Flowers in memory of Apple co-founder Steve Jobs are seen outside an Apple Store in Central Sydney October 6, 2011.
Undoubtedly not. Many knew Jobs to be a Buddhist. Nevertheless, pastors, Christian leaders, and theologians are all celebrating Jobs for his critical role in advancing Christ’s cause and the Great Commission.
Dr. Michael A. Milton, chancellor-elect of Reformed Theological Seminary, in a statement released on Thursday, linked the Apple co-founder oddly with The Great Commission.
“We at RTS remember that [Jobs’] contributions and the contributions of his company, Apple Computer, became critical collaborators in seeking to fulfill the Great Commission of Jesus Christ.”
“That sounds like an odd alliance, doesn’t it,” Milton confessed.
“But this is the God who raised an Empire, the Roman Empire, that linked far-flung cities and territories with efficient governance, ‘super highways’ of their day, and allowed St.

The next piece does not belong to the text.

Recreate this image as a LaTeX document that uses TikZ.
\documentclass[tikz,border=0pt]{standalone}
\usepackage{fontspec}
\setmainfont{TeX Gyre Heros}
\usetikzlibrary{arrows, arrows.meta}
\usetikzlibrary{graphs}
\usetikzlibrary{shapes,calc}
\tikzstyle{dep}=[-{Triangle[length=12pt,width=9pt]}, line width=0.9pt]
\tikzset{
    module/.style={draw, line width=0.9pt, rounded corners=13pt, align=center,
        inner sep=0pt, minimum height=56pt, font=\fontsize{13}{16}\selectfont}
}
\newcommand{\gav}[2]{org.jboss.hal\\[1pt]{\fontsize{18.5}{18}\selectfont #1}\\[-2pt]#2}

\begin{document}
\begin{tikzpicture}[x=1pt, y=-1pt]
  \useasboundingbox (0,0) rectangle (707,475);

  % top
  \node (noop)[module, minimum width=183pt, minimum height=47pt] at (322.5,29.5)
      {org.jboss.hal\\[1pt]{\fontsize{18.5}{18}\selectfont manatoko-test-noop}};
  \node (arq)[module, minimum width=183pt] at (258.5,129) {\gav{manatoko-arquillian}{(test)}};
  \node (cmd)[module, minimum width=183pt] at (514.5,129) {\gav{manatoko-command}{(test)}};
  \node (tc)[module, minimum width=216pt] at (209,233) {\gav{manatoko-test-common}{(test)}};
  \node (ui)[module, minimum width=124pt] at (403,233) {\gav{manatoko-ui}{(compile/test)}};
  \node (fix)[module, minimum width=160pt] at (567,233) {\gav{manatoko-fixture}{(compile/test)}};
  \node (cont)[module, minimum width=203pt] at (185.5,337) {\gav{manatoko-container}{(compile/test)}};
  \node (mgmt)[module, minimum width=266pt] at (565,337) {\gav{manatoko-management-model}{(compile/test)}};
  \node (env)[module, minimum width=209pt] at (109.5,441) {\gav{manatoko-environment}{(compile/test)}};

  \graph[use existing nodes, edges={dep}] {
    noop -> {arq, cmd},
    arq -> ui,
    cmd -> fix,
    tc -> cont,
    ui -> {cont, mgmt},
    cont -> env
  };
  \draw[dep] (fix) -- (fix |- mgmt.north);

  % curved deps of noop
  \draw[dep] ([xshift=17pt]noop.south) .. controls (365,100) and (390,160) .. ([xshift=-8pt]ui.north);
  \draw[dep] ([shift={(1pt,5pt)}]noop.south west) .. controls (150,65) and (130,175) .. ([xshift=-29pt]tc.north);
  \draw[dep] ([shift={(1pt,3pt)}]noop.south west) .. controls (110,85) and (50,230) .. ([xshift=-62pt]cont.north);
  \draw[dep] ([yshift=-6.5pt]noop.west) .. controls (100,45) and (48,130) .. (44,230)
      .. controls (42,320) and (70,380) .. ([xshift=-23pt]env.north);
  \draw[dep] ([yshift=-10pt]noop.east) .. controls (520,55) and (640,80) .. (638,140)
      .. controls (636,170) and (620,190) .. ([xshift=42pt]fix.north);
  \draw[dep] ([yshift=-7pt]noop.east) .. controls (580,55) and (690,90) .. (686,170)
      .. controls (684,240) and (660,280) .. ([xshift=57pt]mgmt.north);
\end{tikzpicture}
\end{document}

Paul and an innumerable host of disciples of Jesus Christ to get on that ramp, and transport Christ’s message of hope and freedom to the ends of the world.”
“I will remember the legacy of Steve Jobs in a way that he might not have thought of, as the founder of an empire that linked the world in order to bring Christ to those who have never heard.”
Passing no judgments, the chancellor commended Jobs and his family “to a God whose grace and love is greater and wider than we could ever imagine.”
“In God’s common grace, He used this man’s innovation and creativity to build a new Roman Road to the world – a pathway through the extremities of a world still held in the tyranny of despots and dictators, poverty and radical religious fetters,” Milton added.